--- Start The records ---

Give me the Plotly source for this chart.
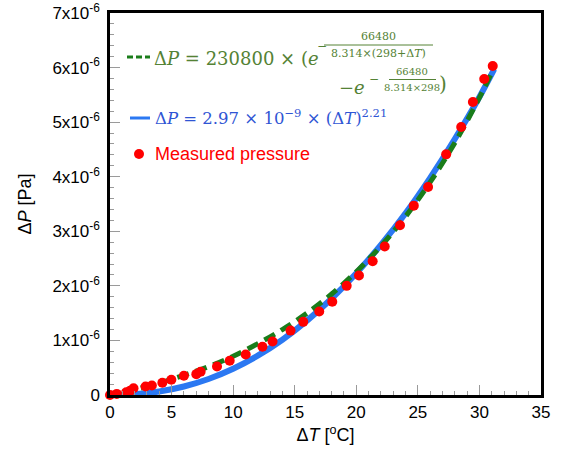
import plotly.graph_objects as go

# Measured points (dT in degC, dP in 1e-6 Pa)
meas_dt = [0.0, 0.55, 1.32, 1.64, 1.91, 2.89, 3.40, 4.25, 4.98, 6.0, 7.01, 7.36, 8.69,
           9.72, 11.02, 12.38, 13.2, 14.66, 15.69, 16.99, 18.05, 19.22, 20.22, 21.33,
           22.31, 23.55, 24.67, 25.83, 27.30, 28.52, 29.47, 30.39, 31.08]
meas_dp = [0.0, 0.02, 0.05, 0.08, 0.125, 0.156, 0.174, 0.224, 0.279, 0.352, 0.382, 0.426,
           0.523, 0.628, 0.743, 0.884, 0.98, 1.18, 1.34, 1.53, 1.71, 2.0, 2.19, 2.45,
           2.72, 3.11, 3.47, 3.81, 4.41, 4.91, 5.37, 5.79, 6.03]

# Arrhenius-type fit (green dashed)
arr_dt = [1.0, 2, 4, 6, 8, 10, 12, 14, 16, 18, 20, 22, 24, 26, 28, 30, 31.2]
arr_dp = [0.05, 0.10, 0.22, 0.36, 0.52, 0.71, 0.94, 1.20, 1.50, 1.85, 2.26, 2.73,
          3.27, 3.90, 4.62, 5.45, 6.0]

# Power-law fit (blue)
pow_dt = [0.0, 2, 4, 6, 8, 10, 12, 14, 16, 18, 20, 22, 24, 26, 28, 30, 31.2]
pow_dp = [0.0, 0.014, 0.064, 0.156, 0.294, 0.482, 0.721, 1.013, 1.363, 1.768, 2.231,
          2.75, 3.33, 3.98, 4.69, 5.46, 5.97]

y_ticks = [0, 1, 2, 3, 4, 5, 6, 7]
y_ticktext = ["0"] + ["%dx10<sup>-6</sup>" % v for v in y_ticks[1:]]
x_ticks = [0, 5, 10, 15, 20, 25, 30, 35]

W, H = 564, 451
L, R, T, B = 110, 23, 13, 56
PW, PH = W - L - R, H - T - B


# helpers: page pixel -> paper coords
def px(x):
    return (x - L) / PW


def py(y):
    return (H - B - y) / PH


GREEN_TXT = "#548235"
BLUE_TXT = "#2f55d4"
SERIF = "DejaVu Serif"

fig = go.Figure()
fig.add_trace(go.Scatter(x=pow_dt, y=[v * 1e-6 for v in pow_dp], mode="lines",
                         line=dict(color="#2b78f2", width=6), line_shape="spline"))
fig.add_trace(go.Scatter(x=arr_dt, y=[v * 1e-6 for v in arr_dp], mode="lines",
                         line=dict(color="#1a7d1a", width=5, dash="12px,7px"), line_shape="spline"))
fig.add_trace(go.Scatter(x=meas_dt, y=[v * 1e-6 for v in meas_dp], mode="markers",
                         marker=dict(color="#ff0000", size=10), cliponaxis=False))

ann = []


def txt(x, y, s, size, color, xanchor="left", family=SERIF):
    ann.append(dict(x=px(x), y=py(y), xref="paper", yref="paper", text=s, showarrow=False,
                    xanchor=xanchor, yanchor="middle", borderpad=0,
                    font=dict(size=size, color=color, family=family)))


# green formula, line 1
txt(153, 59, "Δ<i>P</i> = 230800 × (<i>e</i>", 18, GREEN_TXT)
txt(316, 46, "−", 12, GREEN_TXT)
txt(378, 37, "66480", 11, GREEN_TXT, "center")
txt(378, 53, "8.314×(298+Δ<i>T</i>)", 11, GREEN_TXT, "center")
# green formula, line 2
txt(366, 87, "−<i>e</i>", 18, GREEN_TXT, "right")
txt(368, 79, "−", 12, GREEN_TXT)
txt(412, 72, "66480", 10, GREEN_TXT, "center")
txt(412, 87, "8.314×298", 10, GREEN_TXT, "center")
txt(438, 84, ")", 20, GREEN_TXT)
# blue formula
txt(154, 117, "Δ<i>P</i> = 2.97 × 10<sup>−9</sup> × (Δ<i>T</i>)<sup>2.21</sup>", 16.5, BLUE_TXT)
# measured
txt(154, 154, "Measured pressure", 18, "#ff0000", family="Liberation Sans")

shapes = [
    dict(type="line", xref="paper", yref="paper", x0=px(324), x1=px(433), y0=py(45), y1=py(45),
         line=dict(color=GREEN_TXT, width=1)),
    dict(type="line", xref="paper", yref="paper", x0=px(389), x1=px(436), y0=py(79.5), y1=py(79.5),
         line=dict(color=GREEN_TXT, width=1)),
    dict(type="line", xref="paper", yref="paper", x0=px(127), x1=px(150), y0=py(57), y1=py(57),
         line=dict(color="#1a7d1a", width=3, dash="6px,3px")),
    dict(type="line", xref="paper", yref="paper", x0=px(130), x1=px(150), y0=py(118), y1=py(118),
         line=dict(color="#2b78f2", width=3)),
    dict(type="circle", xref="paper", yref="paper", x0=px(134), x1=px(144), y0=py(149), y1=py(159),
         fillcolor="#ff0000", line=dict(width=0)),
]

axis_common = dict(showline=True, linecolor="black", linewidth=2.5, mirror=True,
                   ticks="inside", tickcolor="#9a9a9a", ticklen=10, tickwidth=1,
                   showgrid=False, zeroline=False, automargin=False,
                   ticklabeloverflow="allow",
                   tickfont=dict(family="Liberation Sans", size=17, color="black"))

fig.update_layout(
    width=W, height=H, margin=dict(l=L, r=R, t=T, b=B),
    plot_bgcolor="white", paper_bgcolor="white", showlegend=False,
    xaxis=dict(range=[0, 35], tickvals=x_ticks,
               minor=dict(dtick=1, ticks="inside", ticklen=4, tickcolor="#9a9a9a"),
               title=dict(text="Δ<i>T</i> [<sup>o</sup>C]", standoff=8,
                          font=dict(family="Liberation Sans", size=18, color="black")),
               **axis_common),
    yaxis=dict(range=[0, 7e-6], tickvals=[v * 1e-6 for v in y_ticks], ticktext=y_ticktext,
               minor=dict(dtick=0.2e-6, ticks="inside", ticklen=4, tickcolor="#9a9a9a"),
               ticklabelstandoff=4,
               title=dict(text="Δ<i>P</i> [Pa]", standoff=17,
                          font=dict(family="Liberation Sans", size=18, color="black")),
               **axis_common),
    annotations=ann, shapes=shapes,
)

# drop the default 8px body margin so the figure sits at the page corner
fig.write_html("out.html", config={"displayModeBar": False},
               post_script="document.body.style.margin='0';")
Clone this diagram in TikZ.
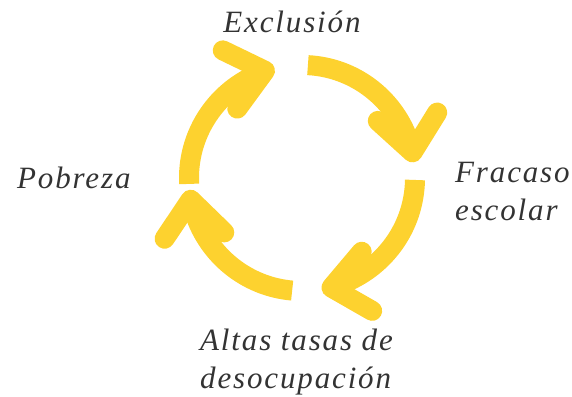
\documentclass[tikz,border=0pt]{standalone}
\usepackage{fontspec}
\setmainfont{Liberation Serif}[LetterSpace=6]
\usetikzlibrary{arrows.meta,bending,calc}
\definecolor{amarillo}{HTML}{FDD22F}
\definecolor{texto}{HTML}{333333}
\begin{document}
\begin{tikzpicture}[x=1pt,y=1pt,
	flecha/.style={draw=amarillo,line width=20pt,-{Straight Barb[length=36pt,width=60pt,round]}},
	etiqueta/.style={text=texto,font=\fontsize{31}{38}\selectfont\itshape,align=left,inner sep=0pt}]
	\useasboundingbox (0,0) rectangle (572,396);
	\def\radio{113}
	\coordinate (m) at (302,218);
	% flechas del ciclo
	\foreach \inicio in {183,87,-1,-95}
		\draw[flecha] ($(m)+(\inicio:\radio)$) arc[start angle=\inicio,end angle=\inicio-79,radius=\radio];
	%
	\node[etiqueta,anchor=base] (exclusion) at (292,363) {Exclusión};
	\node[etiqueta,anchor=base west] (fracaso) at (455,175) {Fracaso\\escolar};
	\node[etiqueta,anchor=base west] (desocupacion) at (200,8) {Altas tasas de\\desocupación};
	\node[etiqueta,anchor=base west] (pobreza) at (17,207) {Pobreza};
	%
\end{tikzpicture}
\end{document}
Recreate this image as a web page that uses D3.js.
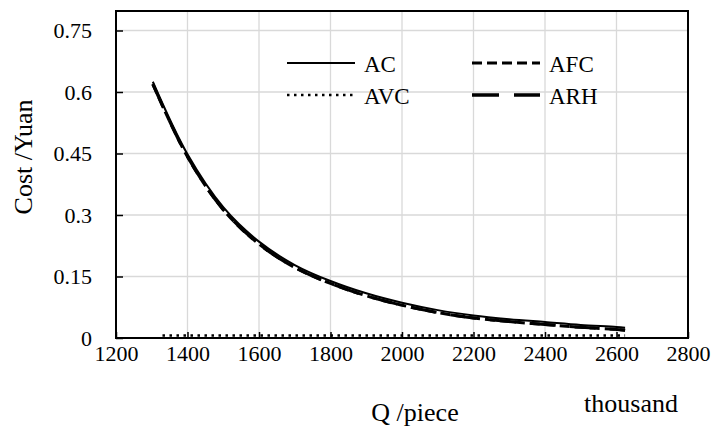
<!DOCTYPE html>
<html>
<head>
<meta charset="utf-8">
<script src="https://cdn.jsdelivr.net/npm/d3@7/dist/d3.min.js"></script>
<style>
body{margin:0;background:#fff;}
svg{display:block;}
svg text{font-family:"Liberation Serif","Times New Roman",serif !important;}
</style>
</head>
<body>
<svg width="712" height="429"></svg>
<script>
// quantities (thousand pieces)
var qValues=[1303,1400,1500,1600,1700,1800,1900,2000,2100,2200,2300,2400,2500,2600,2624];
var acValues=[0.625,0.448,0.319,0.235,0.178,0.139,0.109,0.086,0.068,0.055,0.046,0.039,0.032,0.027,0.025];
var afcValues=[0.619,0.442,0.313,0.229,0.172,0.133,0.103,0.080,0.062,0.049,0.040,0.033,0.026,0.021,0.019];
var arhValues=[0.619,0.442,0.313,0.229,0.172,0.133,0.103,0.080,0.062,0.049,0.040,0.033,0.026,0.021,0.019];
var avcQ=[1330,2624];
var avcValues=[0.006,0.006];

var xTicks=[1200,1400,1600,1800,2000,2200,2400,2600,2800];
var yTicks=[0,0.15,0.3,0.45,0.6,0.75];
var yTickLabels=["0","0.15","0.3","0.45","0.6","0.75"];

var svg=d3.select("svg");
var plotLeft=116, plotRight=688, plotTop=10, plotBottom=338;

var x=d3.scaleLinear().domain([1200,2800]).range([plotLeft,plotRight]);
var y=d3.scaleLinear().domain([0,0.8]).range([plotBottom,plotTop]);

// grid
svg.append("g")
.selectAll("line")
.data(xTicks)
.enter()
.append("line")
.attr("x1",function(d){return x(d);})
.attr("x2",function(d){return x(d);})
.attr("y1",plotTop)
.attr("y2",plotBottom)
.attr("stroke","#d9d9d9")
.attr("stroke-width",1.3);

svg.append("g")
.selectAll("line")
.data(yTicks)
.enter()
.append("line")
.attr("x1",plotLeft)
.attr("x2",plotRight)
.attr("y1",function(d){return y(d);})
.attr("y2",function(d){return y(d);})
.attr("stroke","#d9d9d9")
.attr("stroke-width",1.3);

// axes with inside ticks
var xAxis=d3.axisBottom(x).tickValues(xTicks).tickSize(-6).tickPadding(16).tickFormat(d3.format("d"));
var gx=svg.append("g").attr("transform","translate(0,"+plotBottom+")").call(xAxis)
.attr("font-size",22);
gx.select(".domain").remove();
gx.selectAll("line").attr("stroke","#000").attr("stroke-width",1.5);
gx.selectAll("text").attr("fill","#000").attr("dy","0.3em");

var yAxis=d3.axisLeft(y).tickValues(yTicks).tickSize(-7).tickPadding(24)
.tickFormat(function(d,i){return yTickLabels[i];});
var gy=svg.append("g").attr("transform","translate("+plotLeft+",0)").call(yAxis)
.attr("font-size",22);
gy.select(".domain").remove();
gy.selectAll("line").attr("stroke","#000").attr("stroke-width",1.5);
gy.selectAll("text").attr("fill","#000");

// frame
svg.append("rect")
.attr("x",plotLeft)
.attr("y",plotTop+1)
.attr("width",plotRight-plotLeft)
.attr("height",plotBottom-plotTop-1)
.attr("fill","none")
.attr("stroke","#000")
.attr("stroke-width",2);

// series
var line=d3.line()
.x(function(d){return x(d[0]);})
.y(function(d){return y(d[1]);})
.curve(d3.curveCatmullRom);

var zip=function(a,b){return a.map(function(v,i){return [v,b[i]];});};

svg.append("path").datum(zip(avcQ,avcValues)).attr("d",line)
.attr("fill","none").attr("stroke","#000").attr("stroke-width",2.5).attr("stroke-dasharray","2.5,4.5");
svg.append("path").datum(zip(qValues,arhValues)).attr("d",line)
.attr("fill","none").attr("stroke","#000").attr("stroke-width",3).attr("stroke-dasharray","26,14");
svg.append("path").datum(zip(qValues,afcValues)).attr("d",line)
.attr("fill","none").attr("stroke","#000").attr("stroke-width",3).attr("stroke-dasharray","10,5");
svg.append("path").datum(zip(qValues,acValues)).attr("d",line)
.attr("fill","none").attr("stroke","#000").attr("stroke-width",2);

// legend
var legendNames=["AC","AFC","AVC","ARH"];
var legendX=[287,472,287,472];
var legendY=[63,63,95,95];
var legendDash=[null,"10,5","2.5,4.5","27,15"];
var legendWidth=[2,3,2.5,3.3];

var lg=svg.append("g");
lg.selectAll("line")
.data(legendNames)
.enter()
.append("line")
.attr("x1",function(d,i){return legendX[i];})
.attr("x2",function(d,i){return legendX[i]+68;})
.attr("y1",function(d,i){return legendY[i];})
.attr("y2",function(d,i){return legendY[i];})
.attr("stroke","#000")
.attr("stroke-width",function(d,i){return legendWidth[i];})
.attr("stroke-dasharray",function(d,i){return legendDash[i];});
lg.selectAll("text")
.data(legendNames)
.enter()
.append("text")
.text(function(d){return d;})
.attr("x",function(d,i){return legendX[i]+77;})
.attr("y",function(d,i){return legendY[i]+9;})
.attr("font-size",23);

// titles
svg.append("text").text("Cost /Yuan")
.attr("transform","translate(32,157) rotate(-90)")
.attr("text-anchor","middle")
.attr("font-size",26);
svg.append("text").text("Q /piece")
.attr("x",415).attr("y",421)
.attr("text-anchor","middle")
.attr("font-size",26);
svg.append("text").text("thousand")
.attr("x",631).attr("y",412)
.attr("text-anchor","middle")
.attr("font-size",26);
</script>
</body>
</html>
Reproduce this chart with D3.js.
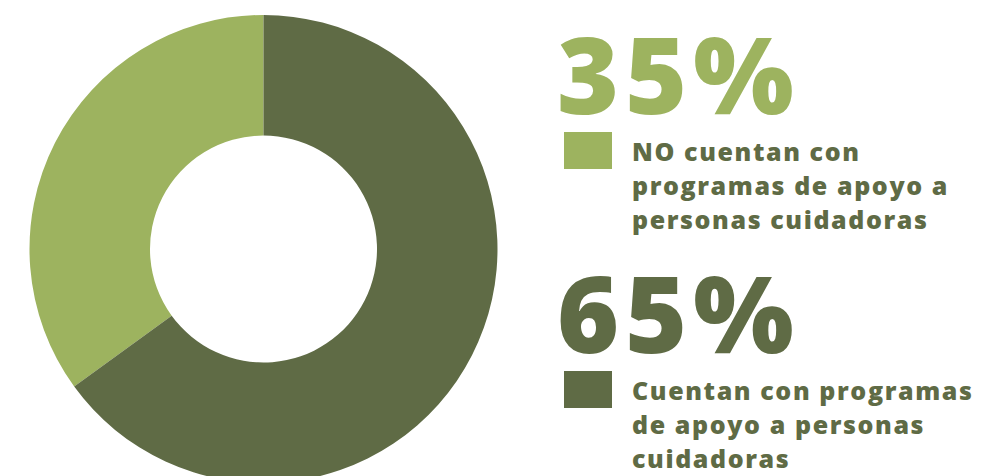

--- End The records ---

Stated problem:
From the first line of the listing above, repeat every line through the one holding "2.72, 3.11, 3.47, 3.81, 4.41, 4.91, 5.37, 5.79, 6.03]". Both ends count, and pictures stay out.

Written answer:
Give me the Plotly source for this chart.
import plotly.graph_objects as go

# Measured points (dT in degC, dP in 1e-6 Pa)
meas_dt = [0.0, 0.55, 1.32, 1.64, 1.91, 2.89, 3.40, 4.25, 4.98, 6.0, 7.01, 7.36, 8.69,
           9.72, 11.02, 12.38, 13.2, 14.66, 15.69, 16.99, 18.05, 19.22, 20.22, 21.33,
           22.31, 23.55, 24.67, 25.83, 27.30, 28.52, 29.47, 30.39, 31.08]
meas_dp = [0.0, 0.02, 0.05, 0.08, 0.125, 0.156, 0.174, 0.224, 0.279, 0.352, 0.382, 0.426,
           0.523, 0.628, 0.743, 0.884, 0.98, 1.18, 1.34, 1.53, 1.71, 2.0, 2.19, 2.45,
           2.72, 3.11, 3.47, 3.81, 4.41, 4.91, 5.37, 5.79, 6.03]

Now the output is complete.